Contracting parties regularly deal with risks in their commercial relationships, but there are limits to managing risk, such as the common law prohibition on unconscionable or extravagant penalties. In 660 Sunningdale GP Inc. v. First Source Mortgage Corporation, 2024 ONCA 252 (Sunningdale), the Ontario Court of Appeal found that a contractual payment cannot itself be a penalty; a penalty must be a payment triggered by a breach of contract to be unenforceable as a penalty. As a result, the Court held that a facilitation fee for putting together a loan could not be a penalty because the fee was not triggered by the would-be borrower’s failure to close the underlying loan agreement.
660 Sunningdale GP Inc. is a commercial real estate developer that entered into a loan agreement for funds to develop a new project. As part of the loan agreement, Sunningdale agreed to pay the lender a fee equal to 2.75% of the principal amount of the loan as consideration for the lender’s costs incurred while preparing the loan. Sunningdale paid a portion of the fee upfront upon entering into the agreement and was required to pay the balance from the loan proceeds on closing.
Sunningdale decided not to proceed with the loan. It commenced an action against the lender for the return of the upfront portion of the fee that Sunningdale had paid to the lender—and for relief from paying the balance of the fee under the loan agreement—on the basis that the fee amounted to an unenforceable penalty. The lender counterclaimed against Sunningdale for the unpaid balance of the fee.
At first instance, the motion judge allowed the lender to keep the upfront payment, finding that it represented an enforceable pre-estimate of the lender’s damages. However, the motion judge found that the lender was not entitled to the unpaid balance of the fee because that balance amounted to an unconscionable and unenforceable penalty.
The lender appealed the motion judge’s decision. The key issue was whether a lender’s fee in a loan agreement amounted to an unenforceable penalty clause.
The Court found that the fee was not an unenforceable penalty; it held that Sunningdale must pay the outstanding balance of the fee to the lender.

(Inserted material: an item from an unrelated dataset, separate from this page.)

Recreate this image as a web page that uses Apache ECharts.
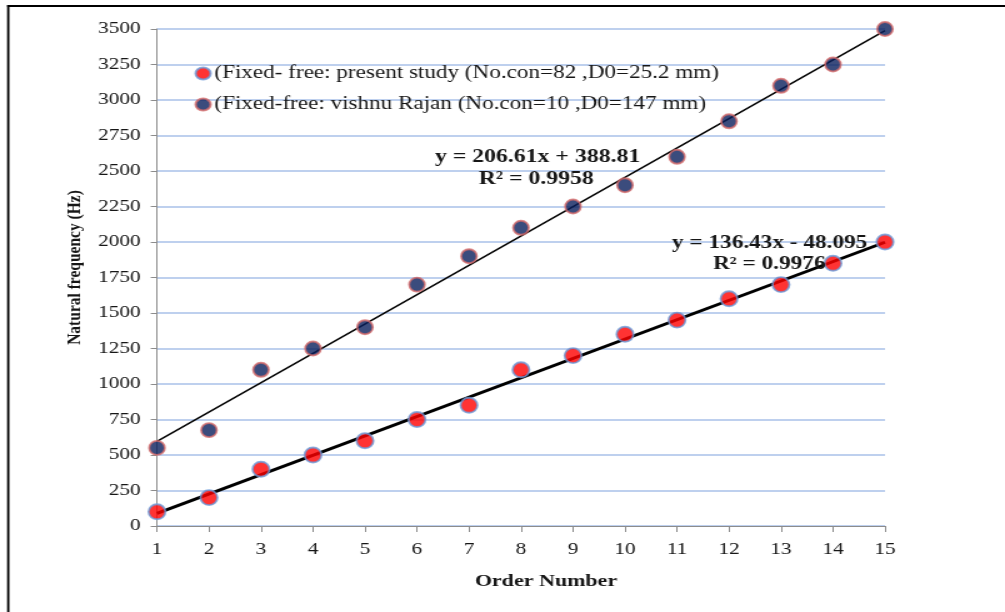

The Court drew an important distinction between the terms of Sunningdale’s loan agreement and the type of penalty clause that the law prohibits. The essence of an unenforceable penalty is an extravagant or unconscionable payment of money designed to threaten a contractual counterparty into performing the contract. A payment is therefore an unenforceable penalty only if it is payable upon a breach of contract. In other words, a payment that is not triggered by a breach of contract cannot be a penalty.
The Court found that the lender’s fee in Sunningdale’s loan agreement was payable regardless of whether Sunningdale actually breached the loan agreement—it was not a penalty. Rather, the fee represented an estimate of the costs that the lender had incurred by sourcing, investigating, underwriting and preparing the loan, and the lender had already earned the fee by the time the loan agreement was executed. This remained the case even though the loan agreement described part of the upfront portion of the fee as “liquidated damages”.
The Court similarly refused to find that the requirement to pay the lender’s fee amounted to forfeiture, again finding that this is a concept that requires a breach of an agreement in order to be triggered.
The Court also refused to relieve Sunningdale from paying the balance of the lender’s fee on the basis that the fee was unconscionable. The doctrine of unconscionability shields parties who are vulnerable in the contracting process. Sunningdale lacked the requisite vulnerability—it was sophisticated enough to handle a largescale commercial development, not a disadvantaged party that unconscionability looks to protect.
Sunningdale provides helpful guidance for parties seeking to manage counterparty risks in their commercial contracts. In particular, a contractual payment is unlikely to be characterized as an unenforceable penalty if it is a pre-existing contractual obligation instead of a consequence of breach of the contract. Lenders will find comfort that their fees are unlikely to be characterized as penalties—and that the costs they incur by preparing a loan are unlikely to be subject to closing risks—so long as the payment is not tied to the borrower’s breach.